ASIA NEWS NETWORK
WE KNOW ASIA BETTER
Foreign banks in Brunei can adjust to monetary policy shifts: ADB
Publication Date : 21-09-2013
The Asian Development Bank (ADB) believes that foreign banks in Brunei will factor the effects of interest rate controls imposed by the Autoriti Monetari Brunei Darussalam (AMBD) into their operations.
ADB Principal Economist at the Regional Cooperation and Operations Coordination Division Jin Chyn said that the specific issues at hand need to be analysed based on the banks' current situation and financial strength.
"Given the low interest rates globally, foreign banks would operate in Brunei as far as there are profitable projects to lend, given the controls," he said in an email responding to questions from The Brunei Times.
"As external and domestic environments change, for example higher funding costs globally, (there will be) further and frequent revisions in the ceiling or floor rates by AMBD. However, foreign banks would adjust their operations accordingly."
AMBD mandated new interest rates last March 6 to enhance the financial infrastructure and inculcate sound financial practices and debt management among users of credit.
The monetary authority revised interest rates for loans, capping effective interest rate or annualised profit rate Effective Interest Rate (EIR)/Annual Percentage Rate (APR) for residential financing at 4.5 per cent per annum.
Credit facilities against fixed deposits under lien to the bank (excluding credit cards) are subject to a maximum of EIR/APR of five per cent, while a rate of 5.25 per cent was imposed on non-property credit facilities against property charged.
Corporate credit facilities against corporate guarantee are set at six per cent and the EIR/APR for credit facilities against direct debit to salary or pension assigned to the bank (excluding overdrafts) are capped at 7.5 per cent.
For motor vehicles excluding motorcycles, EIR/APR for different tenors of motor vehicle financing cannot exceed 4.25 per cent.
A revised minimum savings deposit rate of 0.15 per cent per annum is now be applicable for new and existing savings.
In its most recent country assessment report on Brunei, the International Monetary Fund (IMF) said that interest rate controls by the central bank might have detrimental effects on the financial sector.
"The recent interest rate controls imposed by the AMBD could have a negative effect on financial intermediation," said IMF in the June report.
Meanwhile, the chairman of the Brunei Association of Banks, Terence Cuddyre, said that financial institutions are coping with the new lending and deposit rates imposed by the central bank.

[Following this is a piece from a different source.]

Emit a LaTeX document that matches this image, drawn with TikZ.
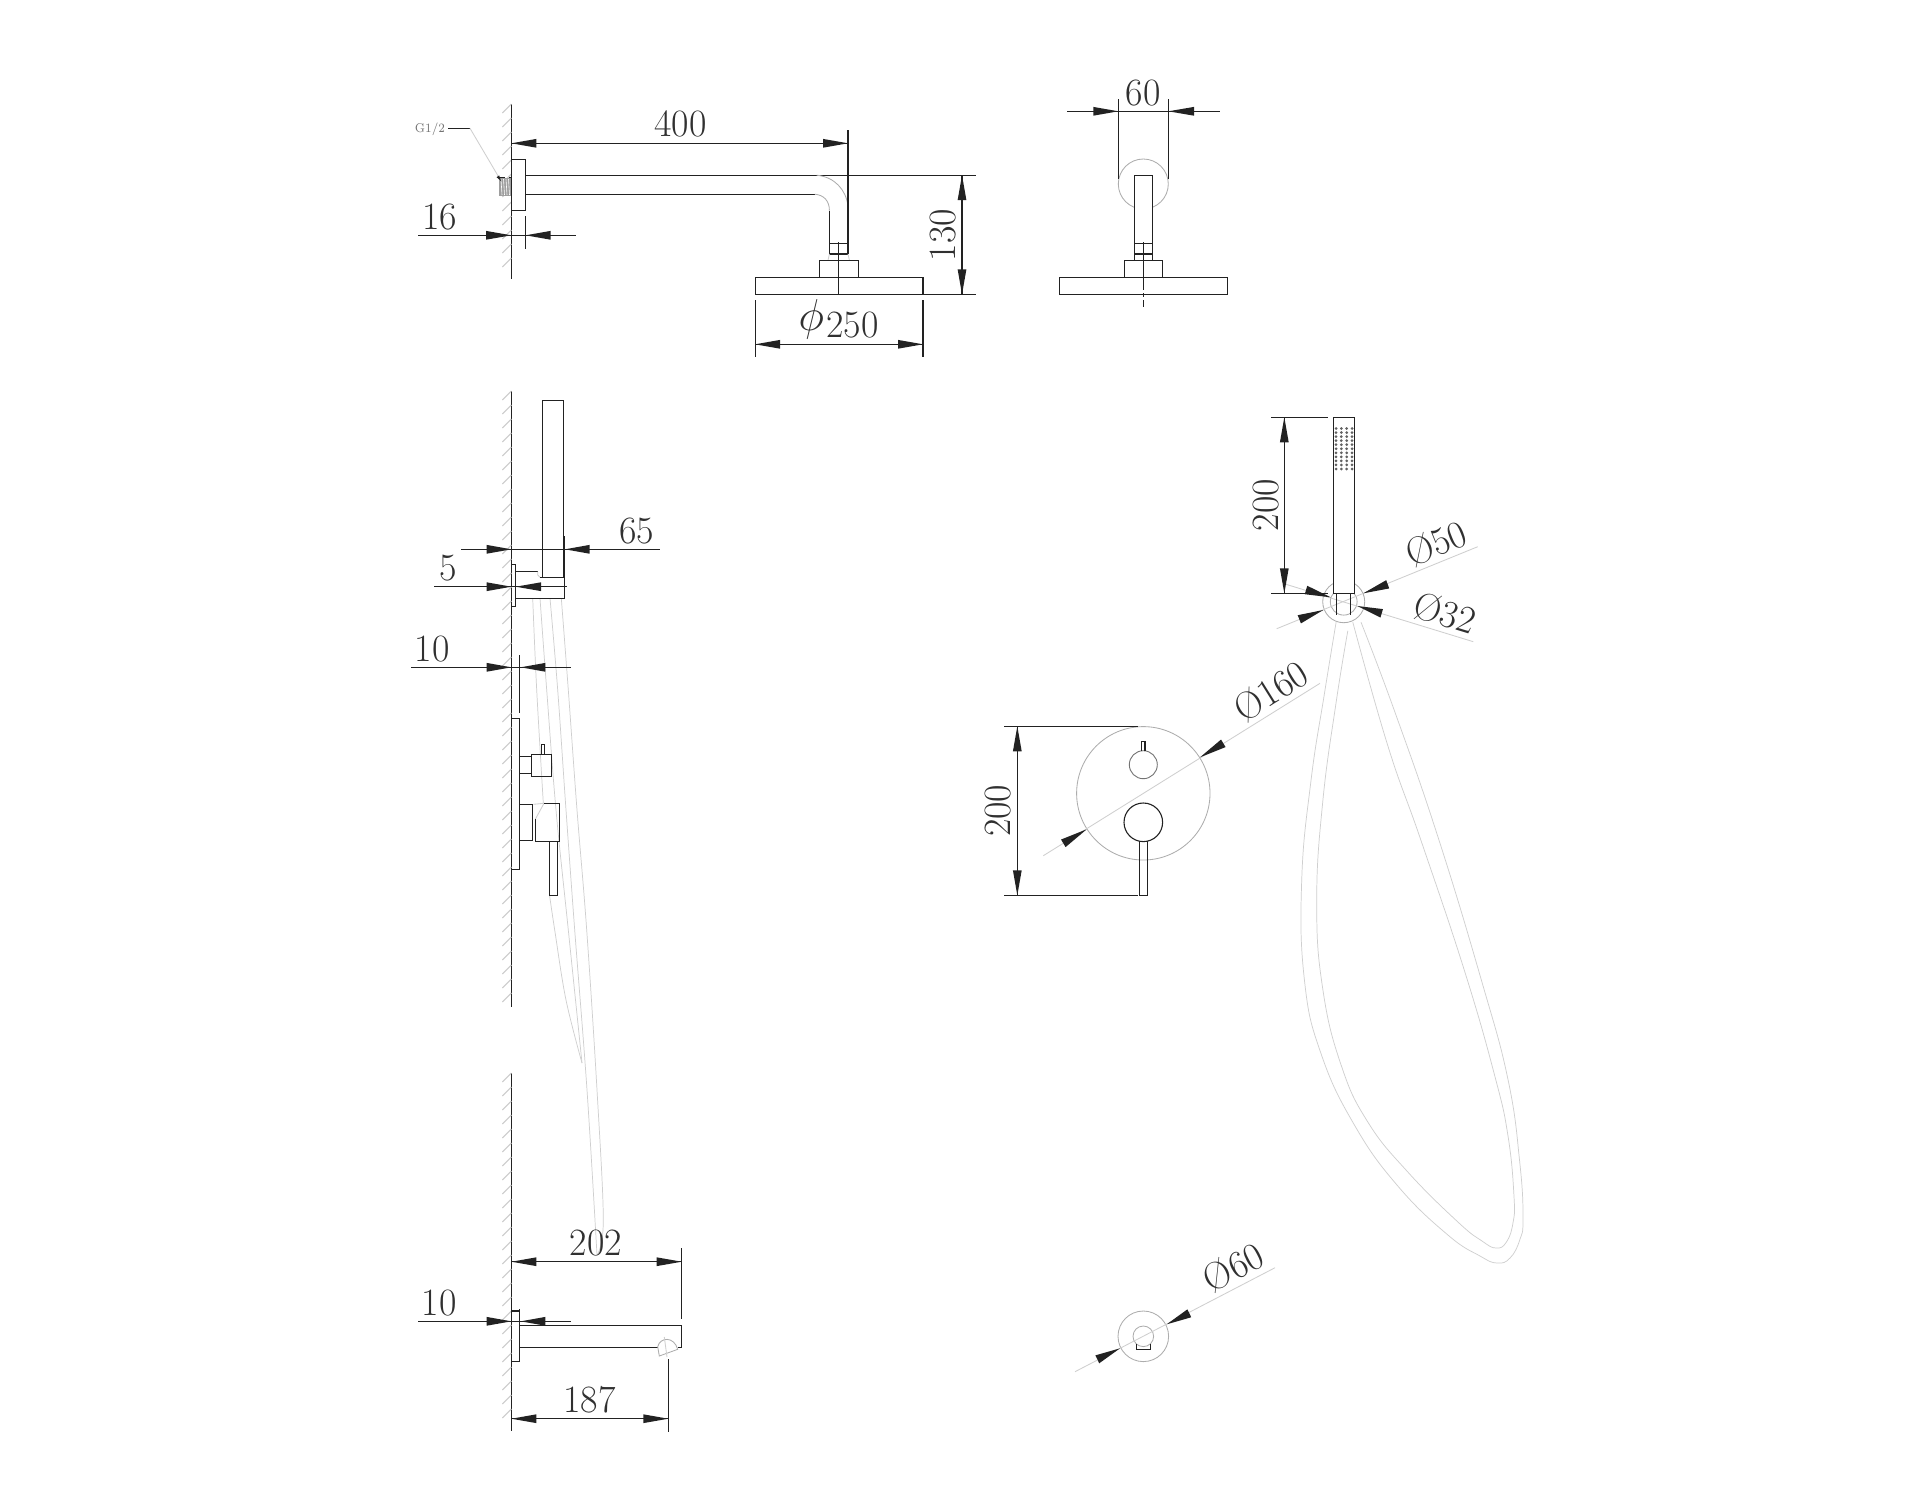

He admitted that the revised financing and deposit rates implemented by the AMBD had been a "challenge" for several financial institutions.
In an interview with The Brunei Times, he said that several banks were still trying to get used to the regulations and operating based on the capped rates.
"I think that we're still getting used to the new interest rate rules that were implemented and we're starting to get to grips with that but that has been a challenge for a number of institutions in the market place," said Cuddyre.
"Lending product is a mainstay for most of the banks. So the new regulations that were put in place did put caps on a number of the lending products that were in the marketplace."
"And it has made that a little more difficult to manage from the stand point of managing a book of loans in terms of the interest rates that we can charge and how rates are reset and so on. So that's been a challenge for a number of institutions."